Un ejemplo de ello, y que nos habla justamente de la magía de la admiración, es el mito de la creación de la humanidad en el antiguo Egipto.
    Cuenta el mito que cuando todavía no existía nada manifiesto, el dios creador (atum-ra) “salio” del caos primordial (“nun”) e imagino el universo, como lo hiciera un pintor o escultor. Su imaginación creadora se corporizó y así nació el cosmos, las galaxias, estrellas, planetas y infinidades de seres vivos. Cuando hubo terminado esta obra maestra y que todos los astros y seres empezaron a moverse con armonía, orden vida y belleza (las diosas “shu” y “maat”) se paro para poder contemplar y admirar lo que había realizado. Se conmovió tanto, su corazón se irradio con tanta admiración y sensibilidad artística, que lloro. Una delicada lágrima cayo de sus ojos radiantes y sabios…cayó lentamente hacia abajo…y cuando al fin toco esa lágrima de entusiasmo, amor y contemplación la tierra, nació la humanidad. Los primeros hombres fueron los hijos de las lágrimas del dios creador cuando ese contemplo la belleza de su propia creación. ¿Si somos hijos del asombro y del amor por la belleza, ¿cómo no vivir así nosotros también? Este pensamiento, tan proprio de la cosmovisión y cosmogonía egipcia ha desaparecido en gran medida en nuestra época.

  Quizá el reto más grande de todos sea aprender a admirar no solamente los arboles y pájaros o la música y a percibir lo “divino” en ellos, sino también hacer lo mismo con nosotros mismos y con los demás. Las falsas mascaras de nuestro yo, nuestros miedos y cicatrices, apegos e ignorancias, cayerian al suelo si tuviésemos la intensión amorosa y firme de contemplarnos a nosotros mismos y a los demás con los ojos del niño, con los ojos de “dios”. La crisis de individualismo, que se ha extendido hasta al ámbito religioso y “espiritual” (donde se busca un camino individual de despertar, sin compromiso y separado del resto de mundo) se podría beneficiar de una buena dosis de esta sincera y autentica admiración.

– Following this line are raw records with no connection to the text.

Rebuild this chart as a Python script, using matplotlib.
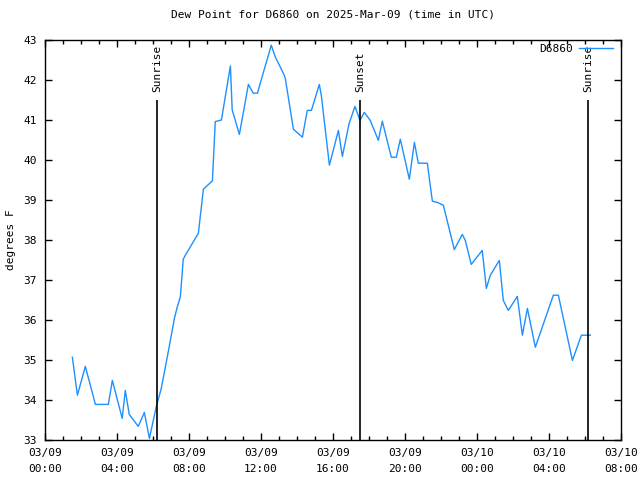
import numpy as np
import pandas as pd
import matplotlib
matplotlib.use('Agg')
import matplotlib.pyplot as plt
import matplotlib.dates as mdates
from matplotlib.ticker import MultipleLocator

# hours since 2025-03-09 00:00 UTC, dew point in F
hours = [1.52, 1.8, 2.24, 2.8, 3.52, 3.74, 4.29, 4.46, 4.68, 5.18, 5.52, 5.8,
         6.18, 6.46, 6.9, 7.18, 7.35, 7.52, 7.68, 7.8, 8.52, 8.8, 9.3, 9.46,
         9.8, 10.3, 10.4, 10.8, 11.3, 11.57, 11.8, 12.57, 12.8, 13.24, 13.35,
         13.8, 14.3, 14.57, 14.8, 15.24, 15.35, 15.8, 16.3, 16.52, 16.9, 17.22,
         17.5, 17.74, 18.07, 18.52, 18.74, 19.24, 19.52, 19.74, 20.24, 20.52,
         20.74, 21.24, 21.52, 21.8, 22.13, 22.74, 23.18, 23.35, 23.68, 24.29,
         24.52, 24.74, 25.24, 25.46, 25.74, 26.24, 26.52, 26.8, 27.24, 28.24,
         28.52, 29.3, 29.8, 30.3]
dewpt = [35.07, 34.12, 34.84, 33.89, 33.89, 34.49, 33.54, 34.24, 33.64, 33.34,
         33.69, 33.04, 33.83, 34.29, 35.33, 36.02, 36.33, 36.58, 37.52, 37.62,
         38.17, 39.27, 39.48, 40.96, 41.0, 42.35, 41.25, 40.64, 41.89, 41.67,
         41.67, 42.87, 42.57, 42.17, 42.04, 40.77, 40.57, 41.24, 41.24, 41.89,
         41.62, 39.87, 40.74, 40.09, 40.92, 41.34, 40.99, 41.19, 40.99, 40.49,
         40.97, 40.07, 40.07, 40.52, 39.52, 40.44, 39.92, 39.92, 38.97, 38.94,
         38.87, 37.76, 38.14, 37.99, 37.39, 37.74, 36.79, 37.12, 37.49, 36.49,
         36.24, 36.59, 35.62, 36.29, 35.32, 36.62, 36.62, 34.99, 35.62, 35.62]

events = ['Sunrise', 'Sunset', 'Sunrise']
event_hours = [6.22, 17.5, 30.17]

base = pd.Timestamp('2025-03-09 00:00')
t = [base + pd.Timedelta(hours=h) for h in hours]
t_ev = [base + pd.Timedelta(hours=h) for h in event_hours]

plt.rcParams['font.family'] = ['DejaVu Sans Mono']
plt.rcParams['font.size'] = 8

fig = plt.figure(figsize=(6.4, 4.8), dpi=100)
ax = fig.add_axes([45/640, 40/480, 576/640, 400/480])

ax.plot(t, dewpt, color='#1e90ff', lw=1)

for name, te in zip(events, t_ev):
    ax.vlines(te, 33, 41.5, color='black', lw=1.2)
    ax.text(te, 41.7, name, rotation=90, ha='center', va='bottom', fontsize=8)

ax.set_xlim(base, base + pd.Timedelta(hours=32))
ax.set_ylim(33, 43)
ax.xaxis.set_major_locator(mdates.HourLocator(byhour=[0, 4, 8, 12, 16, 20]))
ax.xaxis.set_minor_locator(mdates.HourLocator())
ax.xaxis.set_major_formatter(mdates.DateFormatter('%m/%d\n%H:%M'))
for lbl in ax.get_xticklabels():
    lbl.set_linespacing(1.7)
ax.yaxis.set_major_locator(MultipleLocator(1))
ax.tick_params(which='both', direction='in', top=True, right=True, width=1)
ax.tick_params(which='major', length=5, pad=6)
ax.tick_params(which='minor', length=3)
for s in ax.spines.values():
    s.set_linewidth(1)

ax.set_title('Dew Point for D6860 on 2025-Mar-09 (time in UTC)', fontsize=8, pad=16)
ax.set_ylabel('degrees F', fontsize=8)
ax.yaxis.set_label_coords(-0.05, 0.5)

# legend like gnuplot key
ax.legend(['D6860'], loc='upper right', frameon=False, handlelength=3,
          markerfirst=False, fontsize=8, borderaxespad=0.1, handletextpad=0.6,
          bbox_to_anchor=(0.995, 1.005))

fig.savefig('out.png', dpi=100)
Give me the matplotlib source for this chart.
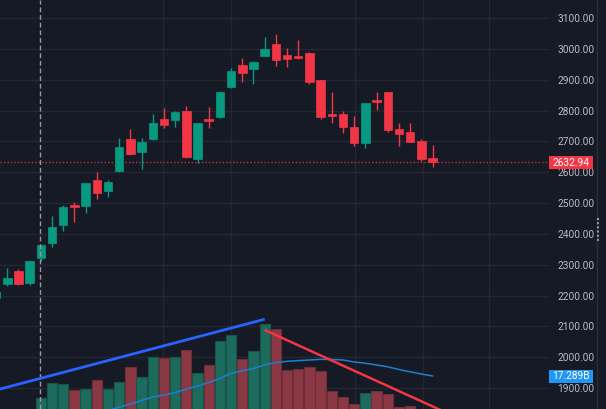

“Amo el canto del cenzontle,

pájaro de cuatrocientas voces.

Amo el color del jade

y el enervante perfume de las flores,

pero más amo a mi hermano: el hombre.”

Nezahualcóyotl




Quizá, y solo quizá, podríamos dejar de lado los conflictos, individualidades, serparatividades, juicios y etiquetas que nuestra mente ignorante con tanta facilidad genera y que dieron nacimiento a las problemáticas que tenemos como humanidad, como las guerras, luchas de poder, desigualdades, violencia de género y hacia la naturaleza etc.


Mirarnos a nosotros y entre nosotros, humanidad compartida, hermanos y hermanas de un mismo sendero existencial con la mirada luminosa, será el gran reto existencial de este siglo y de los próximos.  Pero no podremos generar esta admiración hacia fuera si no somos capacees de generarla primero hacia nosotros mismos.
Cuando se logre, volveremos a encontrar una fuerza motora inmensamente poderosa que nos inspirará a mejorarnos a nosotros mismos, a trabajar con nuestras sombras para integrarlas y recordar que la obra que nos corresponde perfeccionar como seres humanos es, como decía Plotino, “nuestra propia estatua interior”.